Task: Everything from the first line of the data below through the line that contains "const wearThickness = [175, 275];" should be written out exactly, please, and nothing more; the pictures stay out.

Material provided:
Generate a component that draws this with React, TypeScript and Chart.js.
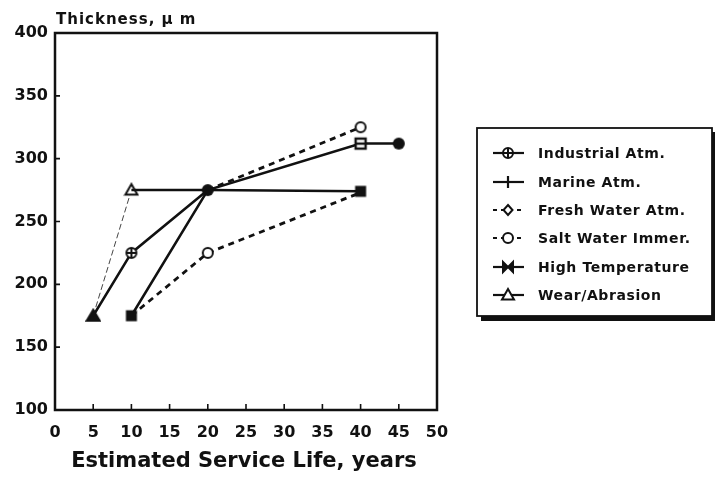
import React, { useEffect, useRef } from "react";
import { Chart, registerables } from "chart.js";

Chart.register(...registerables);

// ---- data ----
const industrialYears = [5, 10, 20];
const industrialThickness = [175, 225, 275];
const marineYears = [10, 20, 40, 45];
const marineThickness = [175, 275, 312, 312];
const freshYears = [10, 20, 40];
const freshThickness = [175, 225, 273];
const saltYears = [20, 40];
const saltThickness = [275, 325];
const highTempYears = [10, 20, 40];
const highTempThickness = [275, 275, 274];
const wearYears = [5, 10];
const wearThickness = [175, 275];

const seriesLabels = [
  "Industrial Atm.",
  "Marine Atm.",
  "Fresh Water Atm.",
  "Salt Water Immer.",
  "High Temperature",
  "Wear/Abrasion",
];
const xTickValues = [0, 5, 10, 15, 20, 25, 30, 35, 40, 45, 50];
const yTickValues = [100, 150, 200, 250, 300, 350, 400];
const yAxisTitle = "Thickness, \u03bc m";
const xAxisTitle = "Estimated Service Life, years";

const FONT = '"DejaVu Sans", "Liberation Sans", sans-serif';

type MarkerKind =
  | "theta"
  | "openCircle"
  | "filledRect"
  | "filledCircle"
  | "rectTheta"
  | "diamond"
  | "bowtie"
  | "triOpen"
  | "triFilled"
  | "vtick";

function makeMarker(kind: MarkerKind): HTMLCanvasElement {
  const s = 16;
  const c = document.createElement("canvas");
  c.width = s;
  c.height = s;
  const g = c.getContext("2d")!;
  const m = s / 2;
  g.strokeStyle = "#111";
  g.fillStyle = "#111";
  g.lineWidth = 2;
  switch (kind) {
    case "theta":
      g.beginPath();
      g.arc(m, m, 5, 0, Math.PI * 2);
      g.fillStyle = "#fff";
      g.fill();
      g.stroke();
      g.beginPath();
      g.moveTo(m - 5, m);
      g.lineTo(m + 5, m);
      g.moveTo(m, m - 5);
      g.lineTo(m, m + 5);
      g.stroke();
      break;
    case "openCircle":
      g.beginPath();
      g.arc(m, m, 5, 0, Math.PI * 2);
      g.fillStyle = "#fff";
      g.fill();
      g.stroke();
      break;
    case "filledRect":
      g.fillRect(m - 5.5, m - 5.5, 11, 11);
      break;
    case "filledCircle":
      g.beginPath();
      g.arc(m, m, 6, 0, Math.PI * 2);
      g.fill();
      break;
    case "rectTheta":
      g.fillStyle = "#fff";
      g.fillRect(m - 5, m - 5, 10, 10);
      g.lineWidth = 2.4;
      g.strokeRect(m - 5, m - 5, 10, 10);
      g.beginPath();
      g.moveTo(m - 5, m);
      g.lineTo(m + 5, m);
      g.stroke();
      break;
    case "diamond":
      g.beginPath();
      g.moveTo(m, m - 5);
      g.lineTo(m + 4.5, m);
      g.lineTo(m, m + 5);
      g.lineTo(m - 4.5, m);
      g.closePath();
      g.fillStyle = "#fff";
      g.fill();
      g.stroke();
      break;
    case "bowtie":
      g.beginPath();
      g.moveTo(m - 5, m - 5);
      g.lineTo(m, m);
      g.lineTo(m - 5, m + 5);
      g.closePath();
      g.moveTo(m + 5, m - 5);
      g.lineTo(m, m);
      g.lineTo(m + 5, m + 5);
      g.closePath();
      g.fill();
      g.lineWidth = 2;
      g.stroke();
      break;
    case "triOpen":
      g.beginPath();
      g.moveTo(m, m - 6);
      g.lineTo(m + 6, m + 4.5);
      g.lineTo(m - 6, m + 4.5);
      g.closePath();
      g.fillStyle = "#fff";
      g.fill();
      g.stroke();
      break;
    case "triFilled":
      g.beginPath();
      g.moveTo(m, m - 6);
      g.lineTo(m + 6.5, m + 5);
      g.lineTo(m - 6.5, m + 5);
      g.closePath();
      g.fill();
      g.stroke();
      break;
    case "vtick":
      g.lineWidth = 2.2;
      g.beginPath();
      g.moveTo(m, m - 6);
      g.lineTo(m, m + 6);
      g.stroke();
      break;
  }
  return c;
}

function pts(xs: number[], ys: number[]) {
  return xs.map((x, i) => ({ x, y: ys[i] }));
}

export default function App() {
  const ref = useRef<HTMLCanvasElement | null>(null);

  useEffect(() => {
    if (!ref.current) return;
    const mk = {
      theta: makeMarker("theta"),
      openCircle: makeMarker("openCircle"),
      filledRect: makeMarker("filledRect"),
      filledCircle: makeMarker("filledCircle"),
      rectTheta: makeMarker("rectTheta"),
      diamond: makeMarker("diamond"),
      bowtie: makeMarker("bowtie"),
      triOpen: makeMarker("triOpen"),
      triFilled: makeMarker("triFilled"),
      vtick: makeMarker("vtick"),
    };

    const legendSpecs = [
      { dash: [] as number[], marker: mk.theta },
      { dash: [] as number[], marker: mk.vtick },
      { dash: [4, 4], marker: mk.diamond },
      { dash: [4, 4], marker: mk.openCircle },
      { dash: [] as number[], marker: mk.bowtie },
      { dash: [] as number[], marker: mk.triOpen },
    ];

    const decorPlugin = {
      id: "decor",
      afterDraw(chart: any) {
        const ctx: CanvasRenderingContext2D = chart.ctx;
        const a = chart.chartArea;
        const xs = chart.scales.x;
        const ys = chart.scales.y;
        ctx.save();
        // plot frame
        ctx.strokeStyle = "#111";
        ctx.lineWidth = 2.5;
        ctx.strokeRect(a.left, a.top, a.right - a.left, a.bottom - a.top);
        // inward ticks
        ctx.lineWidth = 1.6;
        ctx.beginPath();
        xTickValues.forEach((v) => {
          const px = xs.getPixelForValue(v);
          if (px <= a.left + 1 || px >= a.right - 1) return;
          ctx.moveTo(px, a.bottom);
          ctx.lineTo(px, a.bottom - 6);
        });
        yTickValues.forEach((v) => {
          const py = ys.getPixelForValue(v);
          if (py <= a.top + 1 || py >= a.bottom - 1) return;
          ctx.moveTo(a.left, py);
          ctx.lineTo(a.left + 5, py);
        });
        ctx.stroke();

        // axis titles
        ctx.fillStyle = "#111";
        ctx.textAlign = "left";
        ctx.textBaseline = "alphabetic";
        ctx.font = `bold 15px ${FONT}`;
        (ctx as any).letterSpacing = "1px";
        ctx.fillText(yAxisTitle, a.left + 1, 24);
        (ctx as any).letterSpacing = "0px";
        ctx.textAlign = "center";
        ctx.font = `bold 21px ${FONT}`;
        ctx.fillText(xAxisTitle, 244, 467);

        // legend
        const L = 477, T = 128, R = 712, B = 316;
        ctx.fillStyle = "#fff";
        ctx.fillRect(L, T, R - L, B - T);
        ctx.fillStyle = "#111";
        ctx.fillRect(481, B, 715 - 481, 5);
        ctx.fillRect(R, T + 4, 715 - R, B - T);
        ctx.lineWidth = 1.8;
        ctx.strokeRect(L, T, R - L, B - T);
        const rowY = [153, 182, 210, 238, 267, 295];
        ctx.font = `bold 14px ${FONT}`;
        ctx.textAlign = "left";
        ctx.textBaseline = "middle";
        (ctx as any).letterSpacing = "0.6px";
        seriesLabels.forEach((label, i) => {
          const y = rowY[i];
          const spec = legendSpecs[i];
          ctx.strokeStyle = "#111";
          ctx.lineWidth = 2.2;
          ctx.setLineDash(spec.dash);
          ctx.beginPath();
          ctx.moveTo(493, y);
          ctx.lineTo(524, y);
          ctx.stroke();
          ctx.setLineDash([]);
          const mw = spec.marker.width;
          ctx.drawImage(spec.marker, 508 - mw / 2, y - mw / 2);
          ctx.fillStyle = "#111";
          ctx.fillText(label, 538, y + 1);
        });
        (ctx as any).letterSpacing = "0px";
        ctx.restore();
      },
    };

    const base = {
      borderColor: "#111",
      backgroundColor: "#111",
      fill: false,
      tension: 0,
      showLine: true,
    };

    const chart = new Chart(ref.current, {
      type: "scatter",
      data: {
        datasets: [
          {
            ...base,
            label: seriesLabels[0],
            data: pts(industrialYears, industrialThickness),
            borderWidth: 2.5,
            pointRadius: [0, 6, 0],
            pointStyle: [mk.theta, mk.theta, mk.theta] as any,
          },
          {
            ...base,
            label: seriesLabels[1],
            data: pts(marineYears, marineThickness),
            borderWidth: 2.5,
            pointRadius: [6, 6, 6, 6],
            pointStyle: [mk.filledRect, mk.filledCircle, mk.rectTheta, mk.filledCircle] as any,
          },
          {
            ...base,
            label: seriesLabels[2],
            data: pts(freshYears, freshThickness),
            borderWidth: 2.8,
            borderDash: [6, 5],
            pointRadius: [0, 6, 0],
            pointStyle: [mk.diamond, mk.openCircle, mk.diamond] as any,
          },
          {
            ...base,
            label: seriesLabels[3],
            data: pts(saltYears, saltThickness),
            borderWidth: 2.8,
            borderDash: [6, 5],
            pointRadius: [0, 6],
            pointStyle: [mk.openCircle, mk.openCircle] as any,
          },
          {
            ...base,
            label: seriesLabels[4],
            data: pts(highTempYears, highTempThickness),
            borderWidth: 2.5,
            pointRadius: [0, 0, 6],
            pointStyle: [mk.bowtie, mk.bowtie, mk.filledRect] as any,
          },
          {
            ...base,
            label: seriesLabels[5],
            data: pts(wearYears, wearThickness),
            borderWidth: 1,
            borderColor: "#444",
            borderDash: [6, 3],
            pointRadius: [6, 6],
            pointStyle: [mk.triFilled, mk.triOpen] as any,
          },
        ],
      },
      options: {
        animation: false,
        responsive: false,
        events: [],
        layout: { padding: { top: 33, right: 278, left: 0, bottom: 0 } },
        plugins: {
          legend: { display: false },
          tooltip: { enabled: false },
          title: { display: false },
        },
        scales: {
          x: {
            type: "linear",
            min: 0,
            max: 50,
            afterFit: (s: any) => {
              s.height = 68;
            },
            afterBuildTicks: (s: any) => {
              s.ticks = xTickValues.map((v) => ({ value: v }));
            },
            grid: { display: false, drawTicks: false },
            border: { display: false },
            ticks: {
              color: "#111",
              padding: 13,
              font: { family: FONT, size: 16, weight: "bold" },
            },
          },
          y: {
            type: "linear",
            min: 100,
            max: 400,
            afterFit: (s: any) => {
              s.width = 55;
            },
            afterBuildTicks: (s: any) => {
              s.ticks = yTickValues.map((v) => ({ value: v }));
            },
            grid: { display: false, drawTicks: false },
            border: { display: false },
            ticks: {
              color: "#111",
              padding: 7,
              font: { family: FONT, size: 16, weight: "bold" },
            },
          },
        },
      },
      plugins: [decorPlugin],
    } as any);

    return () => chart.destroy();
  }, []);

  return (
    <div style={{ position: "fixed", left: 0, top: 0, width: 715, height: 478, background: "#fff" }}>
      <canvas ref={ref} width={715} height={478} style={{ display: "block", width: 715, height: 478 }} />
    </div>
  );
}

Exercise result:
Generate a component that draws this with React, TypeScript and Chart.js.
import React, { useEffect, useRef } from "react";
import { Chart, registerables } from "chart.js";

Chart.register(...registerables);

// ---- data ----
const industrialYears = [5, 10, 20];
const industrialThickness = [175, 225, 275];
const marineYears = [10, 20, 40, 45];
const marineThickness = [175, 275, 312, 312];
const freshYears = [10, 20, 40];
const freshThickness = [175, 225, 273];
const saltYears = [20, 40];
const saltThickness = [275, 325];
const highTempYears = [10, 20, 40];
const highTempThickness = [275, 275, 274];
const wearYears = [5, 10];
const wearThickness = [175, 275];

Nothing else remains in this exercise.